MUMBAI: Indians shares fell on Wednesday as banks such as State Bank of India declined on caution ahead of the unveiling of a new methodology for calculating lending rates, with broader sentiment also hit by continued worries about a U.S. rate hike.
Reserve Bank of India Governor Raghuram Rajan, expressing frustration that lenders are not lowering lending rates despite steep rate cuts, said on Tuesday the central bank would soon announce a new methodology that will force them to set lending rates based on their marginal cost of funding.
Meanwhile, some software service exporters and auto firms such as TVS Motor fell as heavy flooding in the southern state of Tamil Nadu shut down factories and paralysed the airport.

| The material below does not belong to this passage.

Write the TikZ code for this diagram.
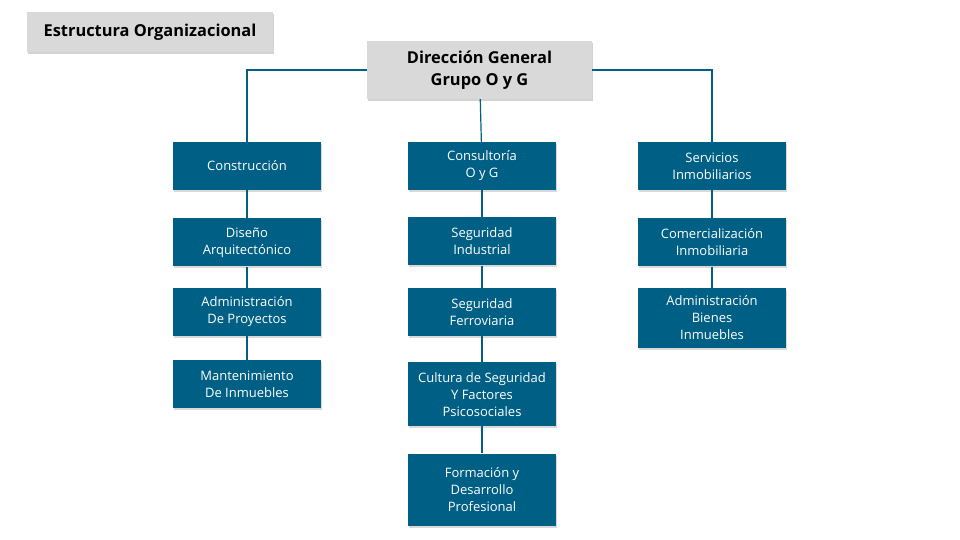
\documentclass[tikz,border=0pt]{standalone}
\usepackage{fontspec}
\setmainfont{Open Sans}
\usetikzlibrary{positioning, shadows}
\definecolor{unitblue}{RGB}{0,95,133}
\definecolor{headgray}{RGB}{217,217,217}

\begin{document}
\begin{tikzpicture}[x=1pt, y=1pt, node distance=24pt]
        \tikzstyle{header} = [rectangle, fill=headgray, text=black, align=center, font=\fontsize{16.4}{22}\selectfont\bfseries, drop shadow={shadow xshift=1pt, shadow yshift=-2pt, opacity=0.35}]
        \tikzstyle{unit} = [rectangle, minimum width=148pt, minimum height=48pt, text centered, align=center, fill=unitblue, text=white, font=\fontsize{13}{17}\selectfont, drop shadow={shadow xshift=1pt, shadow yshift=-2pt, opacity=0.3}]
        \tikzstyle{line} = [draw=unitblue, line width=1.2pt]

        \useasboundingbox (0,0) rectangle (960,-540);

        % Nodes
        \node (title) [header, minimum width=246pt, minimum height=40pt] at (150,-32) {Estructura Organizacional};
        \node (dir) [header, minimum width=225pt, minimum height=58pt] at (479.5,-70) {Dirección General\\Grupo O y G};

        % Construccion
        \node (con) [unit] at (247,-166) {Construcción};
        \node (dis) [unit, below=28pt of con] {Diseño\\Arquitectónico};
        \node (adp) [unit, below=21pt of dis] {Administración\\De Proyectos};
        \node (man) [unit, below=24pt of adp] {Mantenimiento\\De Inmuebles};

        % Consultoria
        \node (cons) [unit] at (482,-166) {Consultoría\\O y G};
        \node (sind) [unit, below=27pt of cons] {Seguridad\\Industrial};
        \node (sfer) [unit, below=22pt of sind] {Seguridad\\Ferroviaria};
        \node (cult) [unit, below=26pt of sfer, minimum height=64pt] {Cultura de Seguridad\\Y Factores\\Psicosociales};
        \node (form) [unit, below=27pt of cult, minimum height=72pt] {Formación y\\Desarrollo\\Profesional};

        % Servicios
        \node (serv) [unit] at (712,-166) {Servicios\\Inmobiliarios};
        \node (comi) [unit, below=28pt of serv] {Comercialización\\Inmobiliaria};
        \node (abin) [unit, below=21pt of comi, minimum height=60pt] {Administración\\Bienes\\Inmuebles};

        % Lines
        \draw [line] (dir.west) -| (con.north);
        \draw [line] (dir.east) -| (serv.north);
        \draw [line] (dir) -- (cons);
        \draw [line] (con) -- (dis);
        \draw [line] (dis) -- (adp);
        \draw [line] (adp) -- (man);
        \draw [line] (cons) -- (sind);
        \draw [line] (sind) -- (sfer);
        \draw [line] (sfer) -- (cult);
        \draw [line] (cult) -- (form);
        \draw [line] (serv) -- (comi);
        \draw [line] (comi) -- (abin);
\end{tikzpicture}
\end{document}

Sentiment has also been weak as investors brace for the prospect of a U.S. rate hike in December. Federal Reserve Chair Janet Yellen is due to hold public appearances over the next two days at a high-profile economics group and before a joint committee of Congress.
At the same time, investors are monitoring progress in the current session of parliament as Prime Minister Narendra Modi's government seeks to pass its reform agenda, including a new goods and services tax.
"Markets are cautious on the key tax bill's fate in the ongoing parliament session and expectations of a rate hike by the Fed. Markets would leave all the worries if corporate earnings rebound though in coming quarters," said G. Chokkalingam, founder of Equinomics, a research and fund advisory firm.
The Nifty was down 0.28 percent at 1:50 p.m., while the Sensex fell 0.16 percent.
Lenders led falls on worries about the impact on the sector when some of their freedom in setting rates is taken away.
State Bank of India fell 1.9 percent, while ICICI Bank was down 1.2 percent.
Meanwhile, firms with a presence in Tamil Nadu lost ground after heavy rains over the past two weeks caused widespread flooding. Infosys Ltd fell 1.6 percent.
Among auto-related companies, TVS Motor lost 5.2 percent while Ashok Leyland east 0.2 percent.